_SUPPLIED ENTRIES_:

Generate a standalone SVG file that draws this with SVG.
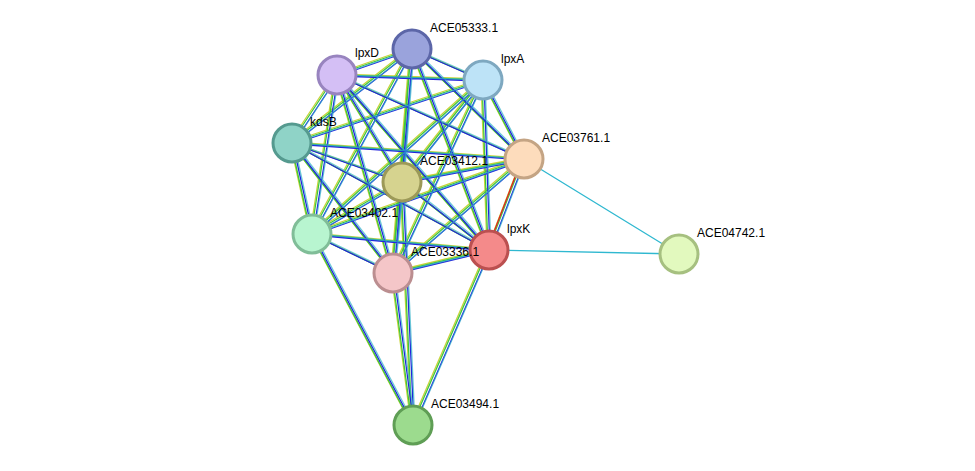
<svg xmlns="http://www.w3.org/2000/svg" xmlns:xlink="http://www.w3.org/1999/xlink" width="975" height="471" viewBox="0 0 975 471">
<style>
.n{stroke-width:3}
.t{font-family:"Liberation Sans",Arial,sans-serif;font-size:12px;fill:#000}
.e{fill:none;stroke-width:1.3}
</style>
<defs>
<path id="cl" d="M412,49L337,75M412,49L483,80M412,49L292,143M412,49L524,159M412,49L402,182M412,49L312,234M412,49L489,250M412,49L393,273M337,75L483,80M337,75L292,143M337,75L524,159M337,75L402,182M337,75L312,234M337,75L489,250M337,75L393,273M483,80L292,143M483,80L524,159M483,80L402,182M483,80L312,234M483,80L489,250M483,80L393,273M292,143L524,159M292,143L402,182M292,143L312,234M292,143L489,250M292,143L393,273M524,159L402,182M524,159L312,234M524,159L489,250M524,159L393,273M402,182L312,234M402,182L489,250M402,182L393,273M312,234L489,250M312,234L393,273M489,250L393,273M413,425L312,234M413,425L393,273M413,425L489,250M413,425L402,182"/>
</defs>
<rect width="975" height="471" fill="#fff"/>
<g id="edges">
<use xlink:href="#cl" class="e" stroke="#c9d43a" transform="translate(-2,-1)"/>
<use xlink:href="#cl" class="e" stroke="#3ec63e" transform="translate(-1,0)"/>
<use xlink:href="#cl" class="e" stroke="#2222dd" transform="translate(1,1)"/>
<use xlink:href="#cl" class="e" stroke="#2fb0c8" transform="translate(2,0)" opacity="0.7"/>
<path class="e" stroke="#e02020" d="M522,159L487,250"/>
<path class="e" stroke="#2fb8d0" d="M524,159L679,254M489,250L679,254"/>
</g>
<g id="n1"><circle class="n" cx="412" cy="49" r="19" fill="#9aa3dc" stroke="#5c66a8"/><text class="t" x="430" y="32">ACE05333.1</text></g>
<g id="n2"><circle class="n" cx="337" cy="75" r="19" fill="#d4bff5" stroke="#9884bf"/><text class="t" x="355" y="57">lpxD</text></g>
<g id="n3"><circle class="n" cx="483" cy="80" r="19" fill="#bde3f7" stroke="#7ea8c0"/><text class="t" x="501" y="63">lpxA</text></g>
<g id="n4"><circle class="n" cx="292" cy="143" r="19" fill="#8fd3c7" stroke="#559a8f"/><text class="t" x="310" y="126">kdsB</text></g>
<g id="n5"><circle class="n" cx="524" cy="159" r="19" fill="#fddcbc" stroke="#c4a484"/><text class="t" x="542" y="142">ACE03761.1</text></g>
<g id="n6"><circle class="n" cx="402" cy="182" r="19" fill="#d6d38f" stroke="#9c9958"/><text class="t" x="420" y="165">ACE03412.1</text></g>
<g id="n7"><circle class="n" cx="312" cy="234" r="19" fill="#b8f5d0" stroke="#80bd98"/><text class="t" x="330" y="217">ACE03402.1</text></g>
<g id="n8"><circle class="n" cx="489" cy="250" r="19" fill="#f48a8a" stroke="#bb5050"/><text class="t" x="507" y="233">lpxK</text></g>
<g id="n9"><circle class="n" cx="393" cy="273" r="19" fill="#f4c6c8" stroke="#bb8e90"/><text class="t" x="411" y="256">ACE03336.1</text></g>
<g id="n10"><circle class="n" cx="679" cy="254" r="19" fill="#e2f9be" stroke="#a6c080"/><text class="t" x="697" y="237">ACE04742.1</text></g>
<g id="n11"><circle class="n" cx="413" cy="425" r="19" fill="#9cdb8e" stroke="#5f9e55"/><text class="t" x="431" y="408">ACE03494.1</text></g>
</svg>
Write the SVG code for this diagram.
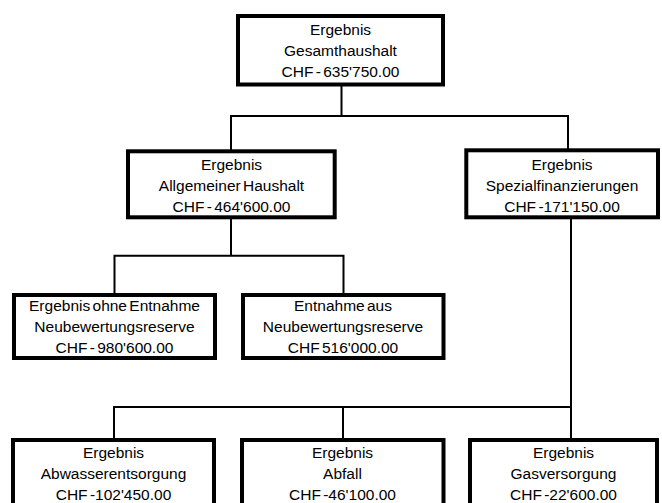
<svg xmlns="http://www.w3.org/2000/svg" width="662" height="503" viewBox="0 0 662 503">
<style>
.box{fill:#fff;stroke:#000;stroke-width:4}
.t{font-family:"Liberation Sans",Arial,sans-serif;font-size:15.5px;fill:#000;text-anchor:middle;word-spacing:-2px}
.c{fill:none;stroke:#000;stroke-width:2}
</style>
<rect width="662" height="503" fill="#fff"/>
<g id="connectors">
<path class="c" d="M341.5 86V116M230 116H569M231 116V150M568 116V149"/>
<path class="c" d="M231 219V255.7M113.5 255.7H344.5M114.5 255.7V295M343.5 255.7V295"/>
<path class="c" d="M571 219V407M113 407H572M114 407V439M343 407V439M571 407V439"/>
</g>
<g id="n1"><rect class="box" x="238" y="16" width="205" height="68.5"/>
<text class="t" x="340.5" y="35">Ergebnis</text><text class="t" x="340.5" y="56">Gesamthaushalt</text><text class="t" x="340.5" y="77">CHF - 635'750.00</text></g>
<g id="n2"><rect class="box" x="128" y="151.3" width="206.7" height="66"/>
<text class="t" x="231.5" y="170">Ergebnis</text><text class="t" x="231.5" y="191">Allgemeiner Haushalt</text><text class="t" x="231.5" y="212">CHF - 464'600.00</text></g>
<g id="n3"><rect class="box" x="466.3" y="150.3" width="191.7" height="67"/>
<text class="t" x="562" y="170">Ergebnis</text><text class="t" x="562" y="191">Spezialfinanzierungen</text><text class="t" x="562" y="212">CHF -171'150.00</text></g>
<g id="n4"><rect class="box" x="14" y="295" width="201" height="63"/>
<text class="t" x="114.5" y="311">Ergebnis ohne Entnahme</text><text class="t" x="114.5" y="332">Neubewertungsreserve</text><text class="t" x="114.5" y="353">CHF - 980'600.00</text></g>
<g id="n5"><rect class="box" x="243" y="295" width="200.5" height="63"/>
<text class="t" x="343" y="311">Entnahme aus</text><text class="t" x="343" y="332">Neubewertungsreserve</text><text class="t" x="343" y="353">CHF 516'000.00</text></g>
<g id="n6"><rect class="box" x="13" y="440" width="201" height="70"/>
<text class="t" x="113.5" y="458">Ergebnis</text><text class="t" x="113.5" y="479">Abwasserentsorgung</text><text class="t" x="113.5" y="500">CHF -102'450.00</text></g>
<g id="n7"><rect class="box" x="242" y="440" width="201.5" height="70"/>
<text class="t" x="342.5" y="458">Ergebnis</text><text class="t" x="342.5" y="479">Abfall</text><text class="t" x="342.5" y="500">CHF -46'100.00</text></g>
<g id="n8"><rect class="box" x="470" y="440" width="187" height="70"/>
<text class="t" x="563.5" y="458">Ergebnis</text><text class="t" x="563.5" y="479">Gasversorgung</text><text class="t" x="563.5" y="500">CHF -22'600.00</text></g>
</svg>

_CHALLENGE_: Except for the pictures, give all the material above again verbatim.

_RESULT OF THE EXERCISE_:
Generate a standalone SVG file that draws this with SVG.
<svg xmlns="http://www.w3.org/2000/svg" xmlns:xlink="http://www.w3.org/1999/xlink" width="975" height="471" viewBox="0 0 975 471">
<style>
.n{stroke-width:3}
.t{font-family:"Liberation Sans",Arial,sans-serif;font-size:12px;fill:#000}
.e{fill:none;stroke-width:1.3}
</style>
<defs>
<path id="cl" d="M412,49L337,75M412,49L483,80M412,49L292,143M412,49L524,159M412,49L402,182M412,49L312,234M412,49L489,250M412,49L393,273M337,75L483,80M337,75L292,143M337,75L524,159M337,75L402,182M337,75L312,234M337,75L489,250M337,75L393,273M483,80L292,143M483,80L524,159M483,80L402,182M483,80L312,234M483,80L489,250M483,80L393,273M292,143L524,159M292,143L402,182M292,143L312,234M292,143L489,250M292,143L393,273M524,159L402,182M524,159L312,234M524,159L489,250M524,159L393,273M402,182L312,234M402,182L489,250M402,182L393,273M312,234L489,250M312,234L393,273M489,250L393,273M413,425L312,234M413,425L393,273M413,425L489,250M413,425L402,182"/>
</defs>
<rect width="975" height="471" fill="#fff"/>
<g id="edges">
<use xlink:href="#cl" class="e" stroke="#c9d43a" transform="translate(-2,-1)"/>
<use xlink:href="#cl" class="e" stroke="#3ec63e" transform="translate(-1,0)"/>
<use xlink:href="#cl" class="e" stroke="#2222dd" transform="translate(1,1)"/>
<use xlink:href="#cl" class="e" stroke="#2fb0c8" transform="translate(2,0)" opacity="0.7"/>
<path class="e" stroke="#e02020" d="M522,159L487,250"/>
<path class="e" stroke="#2fb8d0" d="M524,159L679,254M489,250L679,254"/>
</g>
<g id="n1"><circle class="n" cx="412" cy="49" r="19" fill="#9aa3dc" stroke="#5c66a8"/><text class="t" x="430" y="32">ACE05333.1</text></g>
<g id="n2"><circle class="n" cx="337" cy="75" r="19" fill="#d4bff5" stroke="#9884bf"/><text class="t" x="355" y="57">lpxD</text></g>
<g id="n3"><circle class="n" cx="483" cy="80" r="19" fill="#bde3f7" stroke="#7ea8c0"/><text class="t" x="501" y="63">lpxA</text></g>
<g id="n4"><circle class="n" cx="292" cy="143" r="19" fill="#8fd3c7" stroke="#559a8f"/><text class="t" x="310" y="126">kdsB</text></g>
<g id="n5"><circle class="n" cx="524" cy="159" r="19" fill="#fddcbc" stroke="#c4a484"/><text class="t" x="542" y="142">ACE03761.1</text></g>
<g id="n6"><circle class="n" cx="402" cy="182" r="19" fill="#d6d38f" stroke="#9c9958"/><text class="t" x="420" y="165">ACE03412.1</text></g>
<g id="n7"><circle class="n" cx="312" cy="234" r="19" fill="#b8f5d0" stroke="#80bd98"/><text class="t" x="330" y="217">ACE03402.1</text></g>
<g id="n8"><circle class="n" cx="489" cy="250" r="19" fill="#f48a8a" stroke="#bb5050"/><text class="t" x="507" y="233">lpxK</text></g>
<g id="n9"><circle class="n" cx="393" cy="273" r="19" fill="#f4c6c8" stroke="#bb8e90"/><text class="t" x="411" y="256">ACE03336.1</text></g>
<g id="n10"><circle class="n" cx="679" cy="254" r="19" fill="#e2f9be" stroke="#a6c080"/><text class="t" x="697" y="237">ACE04742.1</text></g>
<g id="n11"><circle class="n" cx="413" cy="425" r="19" fill="#9cdb8e" stroke="#5f9e55"/><text class="t" x="431" y="408">ACE03494.1</text></g>
</svg>
Write the SVG code for this diagram.
<svg xmlns="http://www.w3.org/2000/svg" width="662" height="503" viewBox="0 0 662 503">
<style>
.box{fill:#fff;stroke:#000;stroke-width:4}
.t{font-family:"Liberation Sans",Arial,sans-serif;font-size:15.5px;fill:#000;text-anchor:middle;word-spacing:-2px}
.c{fill:none;stroke:#000;stroke-width:2}
</style>
<rect width="662" height="503" fill="#fff"/>
<g id="connectors">
<path class="c" d="M341.5 86V116M230 116H569M231 116V150M568 116V149"/>
<path class="c" d="M231 219V255.7M113.5 255.7H344.5M114.5 255.7V295M343.5 255.7V295"/>
<path class="c" d="M571 219V407M113 407H572M114 407V439M343 407V439M571 407V439"/>
</g>
<g id="n1"><rect class="box" x="238" y="16" width="205" height="68.5"/>
<text class="t" x="340.5" y="35">Ergebnis</text><text class="t" x="340.5" y="56">Gesamthaushalt</text><text class="t" x="340.5" y="77">CHF - 635'750.00</text></g>
<g id="n2"><rect class="box" x="128" y="151.3" width="206.7" height="66"/>
<text class="t" x="231.5" y="170">Ergebnis</text><text class="t" x="231.5" y="191">Allgemeiner Haushalt</text><text class="t" x="231.5" y="212">CHF - 464'600.00</text></g>
<g id="n3"><rect class="box" x="466.3" y="150.3" width="191.7" height="67"/>
<text class="t" x="562" y="170">Ergebnis</text><text class="t" x="562" y="191">Spezialfinanzierungen</text><text class="t" x="562" y="212">CHF -171'150.00</text></g>
<g id="n4"><rect class="box" x="14" y="295" width="201" height="63"/>
<text class="t" x="114.5" y="311">Ergebnis ohne Entnahme</text><text class="t" x="114.5" y="332">Neubewertungsreserve</text><text class="t" x="114.5" y="353">CHF - 980'600.00</text></g>
<g id="n5"><rect class="box" x="243" y="295" width="200.5" height="63"/>
<text class="t" x="343" y="311">Entnahme aus</text><text class="t" x="343" y="332">Neubewertungsreserve</text><text class="t" x="343" y="353">CHF 516'000.00</text></g>
<g id="n6"><rect class="box" x="13" y="440" width="201" height="70"/>
<text class="t" x="113.5" y="458">Ergebnis</text><text class="t" x="113.5" y="479">Abwasserentsorgung</text><text class="t" x="113.5" y="500">CHF -102'450.00</text></g>
<g id="n7"><rect class="box" x="242" y="440" width="201.5" height="70"/>
<text class="t" x="342.5" y="458">Ergebnis</text><text class="t" x="342.5" y="479">Abfall</text><text class="t" x="342.5" y="500">CHF -46'100.00</text></g>
<g id="n8"><rect class="box" x="470" y="440" width="187" height="70"/>
<text class="t" x="563.5" y="458">Ergebnis</text><text class="t" x="563.5" y="479">Gasversorgung</text><text class="t" x="563.5" y="500">CHF -22'600.00</text></g>
</svg>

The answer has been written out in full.